A recurring theme in the rhetoric around AI – or more specifically, generative AI – is the idea that widespread use of the technology is inevitable. Many of the companies behind it sell falsehoods about how generative AI represents the democratisation of various art-forms. Others claim that finding a manageable route to safeguard artists is the only way to combat it. Meanwhile entertainment companies that should be fighting against infringements on their property seem to be welcoming doom with open arms.
With that in mind, it’s easy to empathise with the incredulous frustration of the AI satire Good Luck, Have Fun, Don’t Die. When Sam Rockwell’s shabby time traveller arrives in present-day Los Angeles to warn against artificial intelligence, his rantings about the tyranny of the smartphone ring true, even if the performance leans into a strange mix of kookiness and didacticism.
In the opening scene at a diner, the camera follows a coffee pot to its various patrons. Every one of them is visibly scrolling through an assortment of social media junk – pacified by a drip feed of AI-generated content.

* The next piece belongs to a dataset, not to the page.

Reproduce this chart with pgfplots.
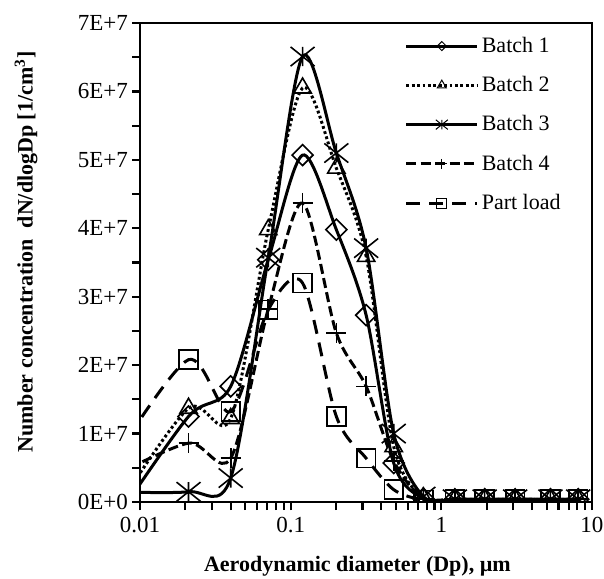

It hints towards a direction which director Gore Verbinski and writer Matthew Robinson later make explicit reference: this is Invasion of the Body Snatchers (1978) for an insular generation raised on Instagram and TikTok; T2: Judgement Day (1991) for the doomscrollers.
Rockwell’s unnamed time traveller picks up some reluctant partners in his revolution against AI. That includes the bumbling teacher couple Mark (Michael Peña) and Janet (Zazie Beetz), whose romantic spark has fizzled out along with their passion for their jobs. They are joined by the suspiciously knowledgable Susan (Juno Temple) and the suicidally depressed Ingrid (Haley Lu Richardson). Flashbacks for each of these characters tell the audience why they would choose to join this raving time traveller on his mission. The others, like Scott (Asim Chaudhry) aren’t given the same courtesy and feel as though they are there to make up the numbers (and provide an occasional quip).
Still, the flashbacks have satirical bite. In the most extreme of the characters’ backstories, we learn that Susan’s son died in a high school shooting, and that she paid for him to be cloned by an AI company who callously targeted bereaved parents.
Verbinski and Robinson often veer into the same paranoid dark comedy tone which defined Boots Riley’s Sorry To Bother You (2018), though with less precision and fewer laughs. Many of the gags feel dated: jokes about ill-timed selfies have long since passed their expiration date as cutting observations of youthful vanity. Some moments feel of a piece with ‘random’ 2000s internet humour: think NyanCat (a name which should carbon-date any reader) and other feline-related memes. But this odd mix of shrewd contemporary observation and outmoded jokes sometimes has its own charm. Verbinski and co fall into clichés, but the film’s righteous fury just about keeps it afloat: fury at the industry around generative AI as well as our increasingly passive response to its existence. While the film takes some pessimistic twists and turns, it pushes the idea that generative AI dominance is far from a foregone conclusion.
► Good Luck, Have Fun, Don’t Die is now streaming.